Escrevi este texto no final da
tarde de ontem mas apenas hoje que já não é Natal o divulgo, não queria
atrapalhar o espírito natalício, seja lá isso o que for. Na verdade, o Natal
não é quando um homem quiser.
A não ser num exercício romântico
em torno da ideia do clochard francês que escolhe a rua como acto de
resistência e projecto de vida, o sem-abrigo é, por natureza e condição, isso
mesmo, um sem-abrigo.
Numa sociedade que procura e
promove os níveis de bem-estar que já atingimos e que nunca nos satisfazem, a
falta de um abrigo, é, creio, a mais despojada das condições sendo que modelos
de desenvolvimento e políticas dirigidas a mercados e não a pessoas têm
produzido legiões de desabrigados.
Um abrigo, uma casa, grande ou
pequena, constitui uma espécie de céu protector para cada um de nós. É também
verdade, que não basta o abrigo para ser protector, nas mais das vezes, para
além da falta de abrigo existe um mais sério problema de abandono e solidão.

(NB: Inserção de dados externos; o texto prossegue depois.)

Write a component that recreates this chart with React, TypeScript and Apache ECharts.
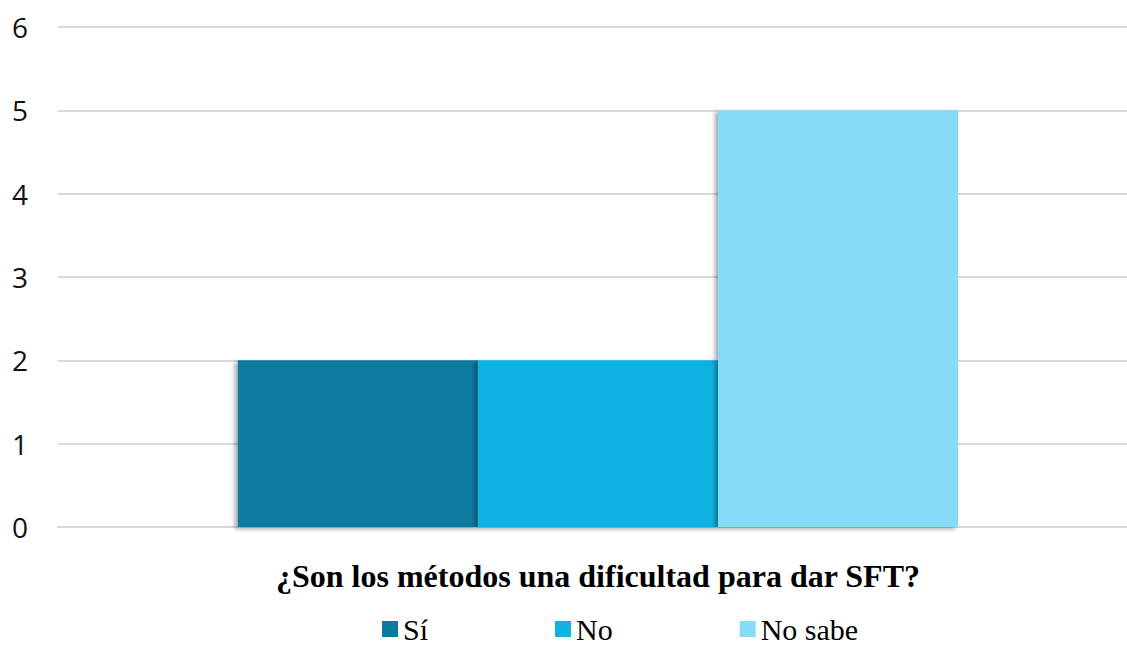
import React, { useEffect, useRef } from "react";
import * as echarts from "echarts";

const categories = ["¿Son los métodos una dificultad para dar SFT?"];
const seriesNames = ["Sí", "No", "No sabe"];
const seriesValues = [[2], [2], [5]];
const seriesColors = ["#0B7AA0", "#0FB2E3", "#86DCF7"];
const yTicks = { min: 0, max: 6, interval: 1 };

export default function App() {
  const ref = useRef<HTMLDivElement>(null);
  useEffect(() => {
    if (!ref.current) return;
    const chart = echarts.init(ref.current, null, { renderer: "svg" });
    chart.setOption({
      animation: false,
      backgroundColor: "#ffffff",
      grid: { left: 58, width: 1080, top: 27, bottom: 118, containLabel: false, outerBoundsMode: "none" },
      legend: {
        left: 377,
        top: 608,
        itemWidth: 16,
        itemHeight: 16,
        itemGap: 127,
        icon: "rect",
        textStyle: { fontFamily: "Liberation Serif", fontSize: 30, color: "#000", lineHeight: 32 },
        data: seriesNames,
      },
      xAxis: {
        type: "category",
        data: categories,
        name: categories[0],
        nameLocation: "middle",
        nameGap: 33,
        nameTextStyle: { fontFamily: "Liberation Serif", fontWeight: "bold", fontSize: 32, color: "#000" },
        axisLabel: { show: false },
        axisTick: { show: false },
        axisLine: { show: true, lineStyle: { color: "#d9d9d9", width: 2 } },
      },
      yAxis: {
        type: "value",
        min: yTicks.min,
        max: yTicks.max,
        interval: yTicks.interval,
        axisLabel: { fontFamily: "Open Sans", fontSize: 28, color: "#111", margin: 30 },
        axisLine: { show: false },
        axisTick: { show: false },
        splitLine: { lineStyle: { color: "#d9d9d9", width: 2 } },
      },
      series: seriesNames.map((name, i) => ({
        name,
        type: "bar",
        data: seriesValues[i],
        barGap: "0%",
        barCategoryGap: "33.3%",
        itemStyle: {
          color: seriesColors[i],
          shadowColor: "rgba(0,0,0,0.35)",
          shadowBlur: 4,
          shadowOffsetX: -3,
          shadowOffsetY: 2,
        },
      })),
    });
    return () => chart.dispose();
  }, []);
  return <div ref={ref} style={{ width: 1127, height: 645, position: "absolute", left: 0, top: 0 }} />;
}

De vez em quando, por diferentes
razões, agora porque é Natal e as consciências obrigam, descobre-se a
existência de sem-abrigo e pessoas sós nas nossas cidades, Então, durante algum tempo,
aparecem ad nauseam notícias e peças televisivas que "cobrem"

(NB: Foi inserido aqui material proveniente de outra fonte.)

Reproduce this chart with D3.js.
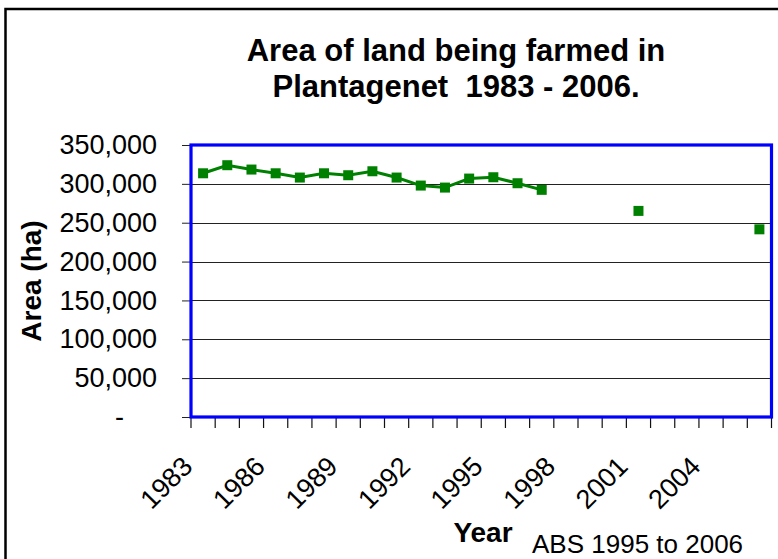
<!DOCTYPE html>
<html>
<head>
<meta charset="utf-8">
<script src="https://cdn.jsdelivr.net/npm/d3@7"></script>
<style>
  html, body { margin: 0; padding: 0; background: #fff; }
  svg { display: block; font-family: "Liberation Sans", Arial, sans-serif; }
</style>
</head>
<body>
<svg id="chart" width="778" height="559"></svg>
<script>
const years = [1983,1984,1985,1986,1987,1988,1989,1990,1991,1992,1993,1994,1995,1996,1997,1998,1999,2000,2001,2002,2003,2004,2005,2006];
const areaHa = [313600,324000,318400,313600,308100,313600,311100,316200,308100,297800,295200,306800,308500,300800,292300,null,null,null,265200,null,null,null,null,241500];
const yTickValues = [0,50000,100000,150000,200000,250000,300000,350000];
const yTickLabels = ["-","50,000","100,000","150,000","200,000","250,000","300,000","350,000"];
const xLabelYears = [1983,1986,1989,1992,1995,1998,2001,2004];
const titleLines = ["Area of land being farmed in", "Plantagenet  1983 - 2006."];

const svg = d3.select("#chart");
const plot = {left: 191, right: 771.5, top: 145, bottom: 417};

// outer chart frame (left/top visible)
svg.append("rect").attr("x", 5.5).attr("y", 9).attr("width", 800).attr("height", 600)
  .attr("fill", "none").attr("stroke", "#000").attr("stroke-width", 2.5);

const x = d3.scaleBand().domain(years).range([plot.left, plot.right]).padding(0);
const y = d3.scaleLinear().domain([0, 350000]).range([plot.bottom, plot.top]);

// gridlines
svg.append("g").selectAll("line").data(yTickValues.filter(v => v > 0 && v < 350000)).join("line")
  .attr("x1", plot.left).attr("x2", plot.right)
  .attr("y1", d => Math.round(y(d)) + 0.5).attr("y2", d => Math.round(y(d)) + 0.5)
  .attr("stroke", "#222").attr("stroke-width", 1);

// y axis
const yAxis = d3.axisLeft(y).tickValues(yTickValues).tickSize(9).tickPadding(25)
  .tickFormat(d => yTickLabels[yTickValues.indexOf(d)]);
const gy = svg.append("g").attr("transform", `translate(${plot.left},0)`).call(yAxis);
gy.select(".domain").remove();
gy.selectAll(".tick line").attr("stroke", "#222");
gy.selectAll(".tick text").attr("font-size", 27).attr("fill", "#000")
  .attr("font-family", "'Liberation Sans', Arial, sans-serif")
  .attr("dx", d => d === 0 ? -33 : 0);

// x axis (ticks at category boundaries)
const boundaries = years.map(yr => x(yr)).concat([plot.right]);
svg.append("g").selectAll("line").data(boundaries).join("line")
  .attr("x1", d => d).attr("x2", d => d).attr("y1", plot.bottom).attr("y2", plot.bottom + 11)
  .attr("stroke", "#111").attr("stroke-width", 1.2);

svg.append("g").selectAll("text").data(xLabelYears).join("text")
  .attr("transform", d => `translate(${x(d) + x.bandwidth() / 2 - 9},${468}) rotate(-45)`)
  .attr("text-anchor", "end").attr("font-size", 27).attr("fill", "#000")
  .text(d => d);

// plot border
svg.append("rect").attr("x", plot.left).attr("y", plot.top)
  .attr("width", plot.right - plot.left).attr("height", plot.bottom - plot.top)
  .attr("fill", "none").attr("stroke", "#0000ff").attr("stroke-width", 3.2);

// line & markers
const pts = years.map((yr, i) => ({year: yr, v: areaHa[i]}));
const line = d3.line().defined(d => d.v !== null)
  .x(d => x(d.year) + x.bandwidth() / 2).y(d => y(d.v));
svg.append("path").datum(pts).attr("d", line)
  .attr("fill", "none").attr("stroke", "#008000").attr("stroke-width", 3);
svg.append("g").selectAll("rect").data(pts.filter(d => d.v !== null)).join("rect")
  .attr("x", d => x(d.year) + x.bandwidth() / 2 - 5).attr("y", d => y(d.v) - 5)
  .attr("width", 10).attr("height", 10).attr("fill", "#008000");

// title
svg.append("g").selectAll("text").data(titleLines).join("text")
  .attr("x", 456).attr("y", (d, i) => 60.5 + i * 36)
  .attr("text-anchor", "middle").attr("font-size", 31).attr("font-weight", "bold")
  .style("white-space", "pre").text(d => d);

// axis titles
svg.append("text").attr("transform", "translate(41,281) rotate(-90)")
  .attr("text-anchor", "middle").attr("font-size", 28).attr("font-weight", "bold").text("Area (ha)");
svg.append("text").attr("x", 483).attr("y", 542).attr("text-anchor", "middle")
  .attr("font-size", 28).attr("font-weight", "bold").text("Year");
svg.append("text").attr("x", 532).attr("y", 553).attr("font-size", 26).text("ABS 1995 to 2006");
</script>
</body>
</html>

iniciativas variadas, almoços, jantares, distribuição de bens, etc., muitas
vezes de um nível intrusivo absolutamente inaceitável. Já perdi a conta às
reportagens sobre os jantares de Natal que estão a ser "oferecidos" a
"pobrezinhos" de Lisboa, do Porto e de outras cidades do País.

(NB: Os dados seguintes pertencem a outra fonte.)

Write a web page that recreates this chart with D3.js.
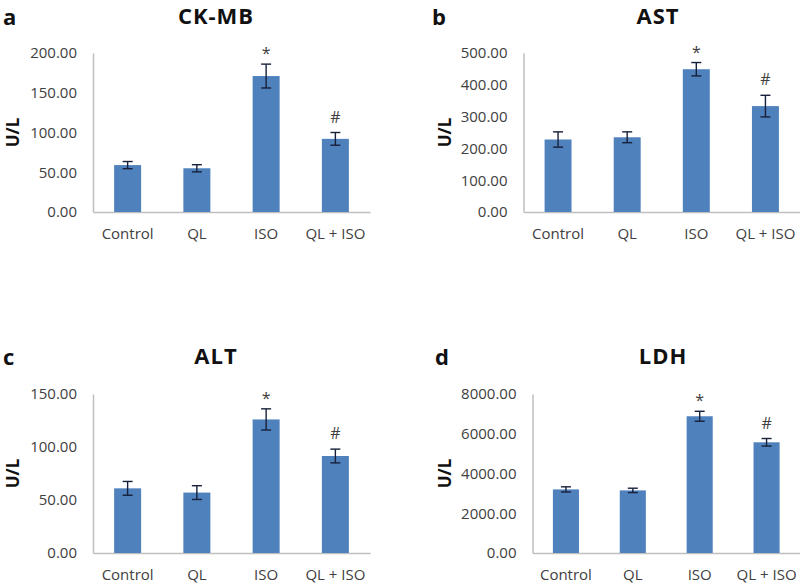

As entrevistas, de uma forma
geral, são obscenas e insultam a dignidade dos entrevistados, "este
senhor" ou "esta senhora" que têm uma refeição "muito
boa", "estou muito contente", "está tudo muito bem",
têm um aspecto lavadinho e composto e agradecem muito a quem lhes oferece tal
experiência muito caridosa.
Não questiono, evidentemente, a
genuína intenção das pessoas e instituições que se disponibilizam para
minimizar dificuldades, muitas delas durante todo o ano, embora o problema não
seja o cobertor mas, fundamentalmente, o abrigo e a solidão. As pessoas e as
instituições desenvolvem um trabalho e um esforço notáveis. A minha questão é o
lado voyeurista e quase predatório com que boa parte da comunicação social,
sobretudo televisiva, trata pessoas a que poucas vezes dedica atenção. As
perguntas e reportagens, sem decoro nem respeito, que esforçados e
incompetentes “profissionais” realizam são quase insultuosas e atentatórias dos
direitos das pessoas. Esta forma de mediatização da pobreza, sazonal como é
evidente, é um verdadeiro escândalo que nos deveria envergonhar a todos, a
começar pelos (ir)responsáveis editoriais.
As pessoas sem-abrigo,
"só" não têm abrigo, não são adereços fornecidos por uma qualquer
produção para montar espectáculos televisivos. Ainda lhes restará, acredito, o
que ninguém pode perder, a dignidade.